The impact of Gustafson's law was to shift[citation needed] research goals to select or reformulate problems so that solving a larger problem in the same amount of time would be possible. In a way the law redefines efficiency, due to the possibility that limitations imposed by the sequential part of a program may be countered by increasing the total amount of computation.

## Derivation of Gustafson's law

The execution time of the program on a parallel computer is decomposed into:

$(a + b)$

where $a$ is the sequential time and $b$ is the parallel time, on any of the P processors. (Overhead is ignored.)

The key assumption of Gustafson and Barsis is that the total amount of work to be done in parallel varies linearly with the number of processors. Then practical implication is of the single processor being more capable than the single processing assignment to be executed in parallel with (typically similar) other assignments. This implies that b, the per-process parallel time, should be held fixed as P is varied. The corresponding time for sequential processing is

$a + P\cdot b .$

Speedup is accordingly:

$(a + P\cdot b)/(a+b) .$

Defining

$\alpha = a/(a+b)$

to be the sequential fraction of the parallel execution time, we have

$S(P)= \alpha + P\cdot(1-\alpha) = P - \alpha\cdot(P-1) .$

Thus, if $\alpha$ is small, the speedup is approximately P, as desired. It may even be the case that $\alpha$ diminishes as P (together with the problem size) increases; if that holds true, then S approaches P monotonically with the growth of P.

Thus Gustafson's law seems to rescue parallel processing from Amdahl's law. It is based on the idea that if the problem size is allowed to grow monotonically with P, then the sequential fraction of the workload would not ultimately come to dominate. This is enabled by means of having most of the assignments individually containable within a single processor's scope of processing; thus a single processor may provide for multiple assignments, while a single assignment shouldn't span more than a single processor. This is also the rule for relating projects with work-sites, having multiple projects per site, but only one site per project.

## A driving metaphor

Amdahl's Law approximately suggests:

Gustafson's Law approximately states:

## Applications

### Application in research

Amdahl's law presupposes that the computing requirements will stay the same, given increased processing power. In other words, an analysis of the same data will take less time given more computing power.

Gustafson, on the other hand, argues that more computing power will cause the data to be more carefully and fully analyzed: pixel by pixel or unit by unit, rather than on a larger scale. Where it would not have been possible or practical to simulate the impact of nuclear detonation on every building, car, and their contents (including furniture, structure strength, etc.) because such a calculation would have taken more time than was available to provide an answer, the increase in computing power will prompt researchers to add more data to more fully simulate more variables, giving a more accurate result.

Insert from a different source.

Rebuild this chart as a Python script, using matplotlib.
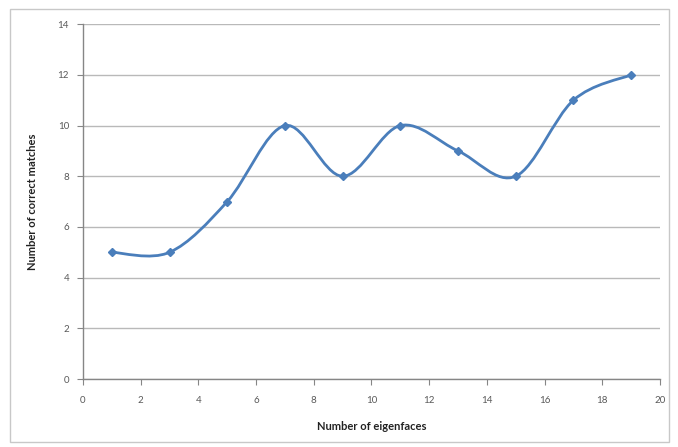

### Application in everyday computer systems

Amdahl's law reveals a limitation in, for example, the ability of multiple cores to reduce the time it takes for a computer to boot to its operating system and be ready for use. Assuming the boot process was mostly parallel, quadrupling computing power on a system that took one minute to load might reduce the boot time to just over fifteen seconds. But greater and greater parallelization would eventually fail to make bootup go any faster, if any part of the boot process were inherently sequential.

Gustafson's law argues that a fourfold increase in computing power would instead lead to a similar increase in expectations of what the system will be capable of. If the one-minute load time is acceptable to most users, then that is a starting point from which to increase the features and functions of the system. The time taken to boot to the operating system will be the same, i.e. one minute, but the new system would include more graphical or user-friendly features.

## Limitations

Some problems do not have fundamentally larger datasets. As example, processing one data point per world citizen gets larger at only a few percent per year. The principal point of Gustafson's law is that such problems are not likely to be the most fruitful applications of parallelism.

Algorithms with nonlinear runtimes may find it hard to take advantage of parallelism "exposed" by Gustafson's law. Snyder[2] points out an O(N3) algorithm means that double the concurrency gives only about a 26% increase in problem size. Thus, while it may be possible to occupy vast concurrency, doing so may bring little advantage over the original, less concurrent solution—however in practice there have been massive improvements.

Hill and Marty[3] emphasize also that methods of speeding sequential execution are still needed, even for multicore machines. They point out that locally inefficient methods can be globally efficient when they reduce the sequential phase. Furthermore, Woo and Lee[4] studied the implication of energy and power on future many-core processors based on Amdahl's Law, showing that an asymmetric many-core processor can achieve the best possible energy efficiency by activating an optimal number of cores given the amount of parallelism is known prior to execution.